The continued rapid advancement in technology and software worldwide now includes vehicles that sense when they need to brake on their own, photos from Instagram can be used to create a point cloud that can be measured from, and designers and movie makers alike are using geospatial data to plan and preserve our future. Arguably, all of these advances have been driven by the ongoing development of Laser Scanning. We’ve seen the latest hardware trends use anything that moves (including people) with a laser scanner to capture data – in real time, for immediate analysis and extraction. This has culminated in “backpack scanning systems” now emerging that allow for extraction of building information for design and development stages; and can help in planning, construction, mechanics, industrial, infrastructure, design and redevelopment. So what do these outcomes look like when adopting the latest solutions on your project, in comparison to traditional laser scanning, or even conventional surveying?
From a project workflow perspective, there are researchers establishing “grammar” to develop automated procedures used for building structures, automatically and with minimal interaction – to create a virtual world that can be designed, amended, redesigned, documented, approved, built and as-built. So can new and traditional Laser Scanning help with these initiatives, and in what way?
This talk will cover off for technical people on the origins of scanning, where we “thought” we’d be now 7 years ago, where we actually “are” now with the technology, and where we as avid users see people applying the technology, using existing data, and asking for types of deliverables. I will also talk through the workflows and cost savings associated with new technologies and the benefit of more information over less that comes from laser scanning – with a focus on risk management; and an indicative timeline for when to use what technology. Time permitting, trends in integrated systems research on all things Scanning – Above Ground, Below Ground, Underwater and sub-mm measurement can also be discussed.
Thomas Werner is a Business Development Manager at Land Surveys (and Global Scanning Solutions) in Melbourne. Thomas helps demonstrate the different capabilities of the company, particularly for overcoming problems where the documentation of existing project sites is limited, or site requirements require more information than conventional solutions can provide during project lifecycles. This helps reduce the risk to the client’s project costs and timelines; using all the latest Survey, Aerial and Laser Scanning solutions.

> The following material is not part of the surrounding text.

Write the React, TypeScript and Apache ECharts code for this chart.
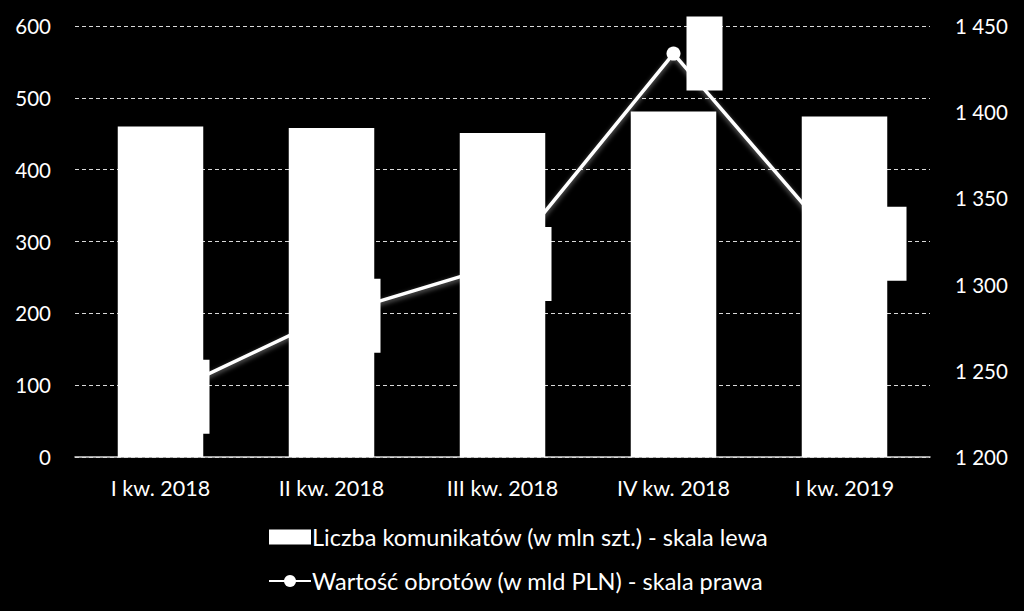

Thomas consults and assists Project Managers, Consultants and Contractors with decision making information to support redevelopments right through to design, and construction stages of projects, and across the full project lifecycle using IPD frameworks and BIM. Thomas has also assisted in raising the profile of our Surveying and Spatial Sciences Industry through many professional bodies: – Surveying Task Force (Vic) – FIG Young Surveyors – Surveying and Spatial Sciences Institute Young Professionals – CRC-SI.